DATA BLOCK:

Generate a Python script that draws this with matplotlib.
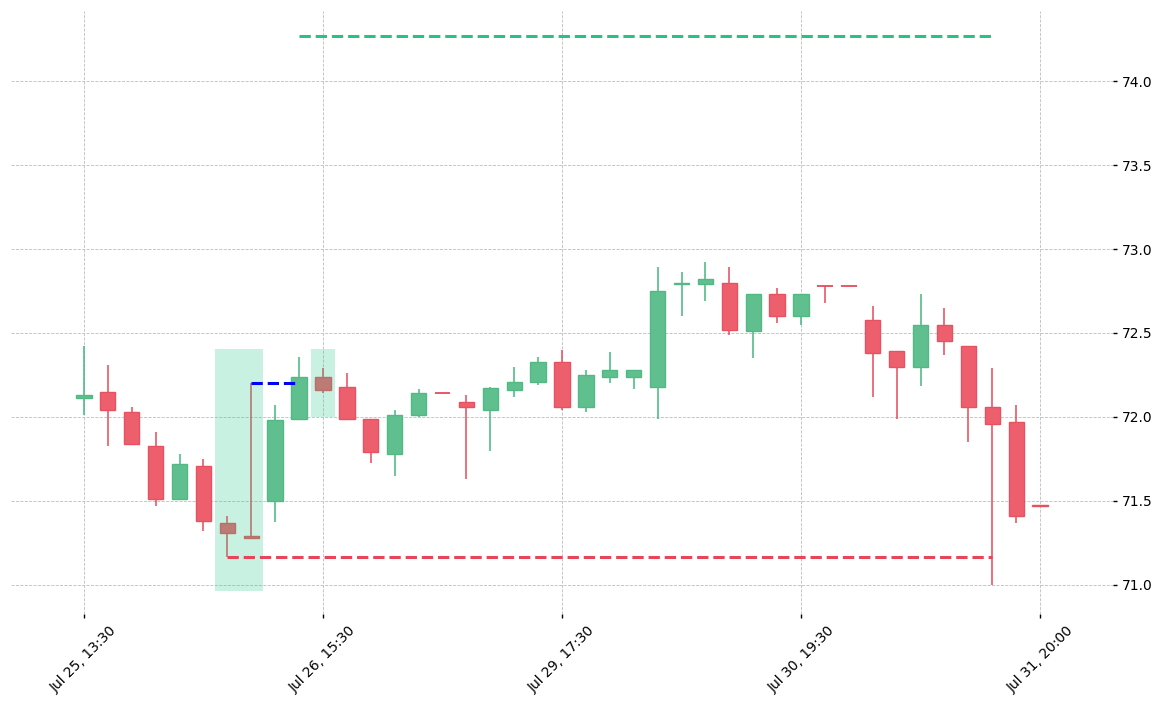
import matplotlib
matplotlib.use("Agg")
import matplotlib.pyplot as plt
from matplotlib.patches import Rectangle

# ---- data ----
opens = [72.11, 72.15, 72.03, 71.83, 71.51, 71.71, 71.37, 71.29, 71.50, 71.99,
         72.24, 72.18, 71.99, 71.78, 72.01, 72.14, 72.09, 72.04, 72.16, 72.21,
         72.33, 72.06, 72.24, 72.24, 72.18, 72.79, 72.79, 72.80, 72.51, 72.73,
         72.60, 72.78, 72.78, 72.58, 72.39, 72.30, 72.55, 72.42, 72.06, 71.97,
         71.475]
closes = [72.13, 72.04, 71.84, 71.51, 71.72, 71.38, 71.31, 71.28, 71.98, 72.24,
          72.16, 71.99, 71.79, 72.01, 72.14, 72.14, 72.06, 72.17, 72.21, 72.33,
          72.06, 72.25, 72.28, 72.28, 72.75, 72.80, 72.82, 72.52, 72.73, 72.60,
          72.73, 72.78, 72.78, 72.38, 72.30, 72.55, 72.45, 72.06, 71.96, 71.41,
          71.47]
highs = [72.42, 72.31, 72.06, 71.91, 71.78, 71.75, 71.41, 72.20, 72.07, 72.36,
         72.29, 72.26, 71.99, 72.04, 72.165, 72.14, 72.13, 72.18, 72.30, 72.355,
         72.40, 72.28, 72.385, 72.28, 72.89, 72.865, 72.925, 72.89, 72.735, 72.765,
         72.735, 72.78, 72.78, 72.66, 72.39, 72.73, 72.65, 72.42, 72.29, 72.07,
         71.475]
lows = [72.01, 71.83, 71.84, 71.47, 71.51, 71.32, 71.165, 71.28, 71.375, 71.98,
        72.14, 71.99, 71.725, 71.65, 72.00, 72.14, 71.63, 71.80, 72.12, 72.19,
        72.04, 72.03, 72.20, 72.165, 71.99, 72.60, 72.69, 72.49, 72.35, 72.56,
        72.55, 72.68, 72.78, 72.12, 71.99, 72.185, 72.37, 71.85, 71.00, 71.37,
        71.47]

tick_positions = [0, 10, 20, 30, 40]
tick_labels = ["Jul 25, 13:30", "Jul 26, 15:30", "Jul 29, 17:30",
               "Jul 30, 19:30", "Jul 31, 20:00"]
y_ticks = [71.0, 71.5, 72.0, 72.5, 73.0, 73.5, 74.0]

# highlight zones
zone_x0 = [5.5, 9.5]
zone_x1 = [7.5, 10.5]
zone_low = [70.966, 72.0]
zone_high = [72.405, 72.405]

# horizontal levels
target_level = 74.268
target_span = [9, 38]
entry_level = 72.20
entry_span = [7, 9]
stop_level = 71.165
stop_span = [6, 38]

# ---- styling ----
UP_BODY = "#5fbf8f"
UP_EDGE = "#52b985"
UP_WICK = "#46b67e"
DN_BODY = "#ee5f6e"
DN_EDGE = "#e8515f"
DN_WICK = "#e54a5b"
ZONE = "#2ecc8c"

fig = plt.figure(figsize=(11.71, 7.04), dpi=100)
ax = fig.add_axes([11 / 1171, 90 / 704, (1113 - 11) / 1171, (614 - 11) / 704])

width = 0.64
for i, (o, c, h, l) in enumerate(zip(opens, closes, highs, lows)):
    up = c > o
    body_c = UP_BODY if up else DN_BODY
    edge_c = UP_EDGE if up else DN_EDGE
    wick_c = UP_WICK if up else DN_WICK
    ax.vlines(i, l, h, color=wick_c, linewidth=1.1, zorder=2)
    bottom = min(o, c)
    height = abs(c - o)
    if height < 0.004:
        ax.hlines((o + c) / 2, i - width / 2, i + width / 2, color=wick_c,
                  linewidth=1.3, zorder=3)
    else:
        ax.add_patch(Rectangle((i - width / 2, bottom), width, height,
                               facecolor=body_c, edgecolor=edge_c,
                               linewidth=1.0, zorder=3))

for x0, x1, lo, hi in zip(zone_x0, zone_x1, zone_low, zone_high):
    ax.add_patch(Rectangle((x0, lo), x1 - x0, hi - lo, facecolor=ZONE,
                           edgecolor="none", alpha=0.26, zorder=4))

ax.hlines(target_level, target_span[0], target_span[1], color="#2fbf84",
          linestyle="--", linewidth=2.2, zorder=5)
ax.hlines(entry_level, entry_span[0], entry_span[1], color="#0000ff",
          linestyle="--", linewidth=2.2, zorder=5)
ax.hlines(stop_level, stop_span[0], stop_span[1], color="#e8445a",
          linestyle="--", linewidth=2.2, zorder=5)

ax.set_xlim(-3.05, 43.05)
ax.set_ylim(70.827, 74.417)

ax.set_xticks(tick_positions)
ax.set_xticklabels(tick_labels, rotation=45, ha="center", fontsize=10)
ax.set_yticks(y_ticks)
ax.set_yticklabels([f"{v:.1f}" for v in y_ticks], fontsize=10)
ax.yaxis.tick_right()
ax.tick_params(axis="both", length=3, width=1, color="black")
ax.tick_params(axis="x", pad=4)

for s in ax.spines.values():
    s.set_visible(False)
ax.grid(True, linestyle="--", linewidth=0.6, color="#bdbdbd")
ax.set_axisbelow(True)

fig.savefig("out.png", dpi=100, facecolor="white")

GIVEN TASK: Reproduce the data verbatim. Do not carry any picture into the copy.

EXERCISE ANSWER:
Generate a Python script that draws this with matplotlib.
import matplotlib
matplotlib.use("Agg")
import matplotlib.pyplot as plt
from matplotlib.patches import Rectangle

# ---- data ----
opens = [72.11, 72.15, 72.03, 71.83, 71.51, 71.71, 71.37, 71.29, 71.50, 71.99,
         72.24, 72.18, 71.99, 71.78, 72.01, 72.14, 72.09, 72.04, 72.16, 72.21,
         72.33, 72.06, 72.24, 72.24, 72.18, 72.79, 72.79, 72.80, 72.51, 72.73,
         72.60, 72.78, 72.78, 72.58, 72.39, 72.30, 72.55, 72.42, 72.06, 71.97,
         71.475]
closes = [72.13, 72.04, 71.84, 71.51, 71.72, 71.38, 71.31, 71.28, 71.98, 72.24,
          72.16, 71.99, 71.79, 72.01, 72.14, 72.14, 72.06, 72.17, 72.21, 72.33,
          72.06, 72.25, 72.28, 72.28, 72.75, 72.80, 72.82, 72.52, 72.73, 72.60,
          72.73, 72.78, 72.78, 72.38, 72.30, 72.55, 72.45, 72.06, 71.96, 71.41,
          71.47]
highs = [72.42, 72.31, 72.06, 71.91, 71.78, 71.75, 71.41, 72.20, 72.07, 72.36,
         72.29, 72.26, 71.99, 72.04, 72.165, 72.14, 72.13, 72.18, 72.30, 72.355,
         72.40, 72.28, 72.385, 72.28, 72.89, 72.865, 72.925, 72.89, 72.735, 72.765,
         72.735, 72.78, 72.78, 72.66, 72.39, 72.73, 72.65, 72.42, 72.29, 72.07,
         71.475]
lows = [72.01, 71.83, 71.84, 71.47, 71.51, 71.32, 71.165, 71.28, 71.375, 71.98,
        72.14, 71.99, 71.725, 71.65, 72.00, 72.14, 71.63, 71.80, 72.12, 72.19,
        72.04, 72.03, 72.20, 72.165, 71.99, 72.60, 72.69, 72.49, 72.35, 72.56,
        72.55, 72.68, 72.78, 72.12, 71.99, 72.185, 72.37, 71.85, 71.00, 71.37,
        71.47]

tick_positions = [0, 10, 20, 30, 40]
tick_labels = ["Jul 25, 13:30", "Jul 26, 15:30", "Jul 29, 17:30",
               "Jul 30, 19:30", "Jul 31, 20:00"]
y_ticks = [71.0, 71.5, 72.0, 72.5, 73.0, 73.5, 74.0]

# highlight zones
zone_x0 = [5.5, 9.5]
zone_x1 = [7.5, 10.5]
zone_low = [70.966, 72.0]
zone_high = [72.405, 72.405]

# horizontal levels
target_level = 74.268
target_span = [9, 38]
entry_level = 72.20
entry_span = [7, 9]
stop_level = 71.165
stop_span = [6, 38]

# ---- styling ----
UP_BODY = "#5fbf8f"
UP_EDGE = "#52b985"
UP_WICK = "#46b67e"
DN_BODY = "#ee5f6e"
DN_EDGE = "#e8515f"
DN_WICK = "#e54a5b"
ZONE = "#2ecc8c"

fig = plt.figure(figsize=(11.71, 7.04), dpi=100)
ax = fig.add_axes([11 / 1171, 90 / 704, (1113 - 11) / 1171, (614 - 11) / 704])

width = 0.64
for i, (o, c, h, l) in enumerate(zip(opens, closes, highs, lows)):
    up = c > o
    body_c = UP_BODY if up else DN_BODY
    edge_c = UP_EDGE if up else DN_EDGE
    wick_c = UP_WICK if up else DN_WICK
    ax.vlines(i, l, h, color=wick_c, linewidth=1.1, zorder=2)
    bottom = min(o, c)
    height = abs(c - o)
    if height < 0.004:
        ax.hlines((o + c) / 2, i - width / 2, i + width / 2, color=wick_c,
                  linewidth=1.3, zorder=3)
    else:
        ax.add_patch(Rectangle((i - width / 2, bottom), width, height,
                               facecolor=body_c, edgecolor=edge_c,
                               linewidth=1.0, zorder=3))

for x0, x1, lo, hi in zip(zone_x0, zone_x1, zone_low, zone_high):
    ax.add_patch(Rectangle((x0, lo), x1 - x0, hi - lo, facecolor=ZONE,
                           edgecolor="none", alpha=0.26, zorder=4))

ax.hlines(target_level, target_span[0], target_span[1], color="#2fbf84",
          linestyle="--", linewidth=2.2, zorder=5)
ax.hlines(entry_level, entry_span[0], entry_span[1], color="#0000ff",
          linestyle="--", linewidth=2.2, zorder=5)
ax.hlines(stop_level, stop_span[0], stop_span[1], color="#e8445a",
          linestyle="--", linewidth=2.2, zorder=5)

ax.set_xlim(-3.05, 43.05)
ax.set_ylim(70.827, 74.417)

ax.set_xticks(tick_positions)
ax.set_xticklabels(tick_labels, rotation=45, ha="center", fontsize=10)
ax.set_yticks(y_ticks)
ax.set_yticklabels([f"{v:.1f}" for v in y_ticks], fontsize=10)
ax.yaxis.tick_right()
ax.tick_params(axis="both", length=3, width=1, color="black")
ax.tick_params(axis="x", pad=4)

for s in ax.spines.values():
    s.set_visible(False)
ax.grid(True, linestyle="--", linewidth=0.6, color="#bdbdbd")
ax.set_axisbelow(True)

fig.savefig("out.png", dpi=100, facecolor="white")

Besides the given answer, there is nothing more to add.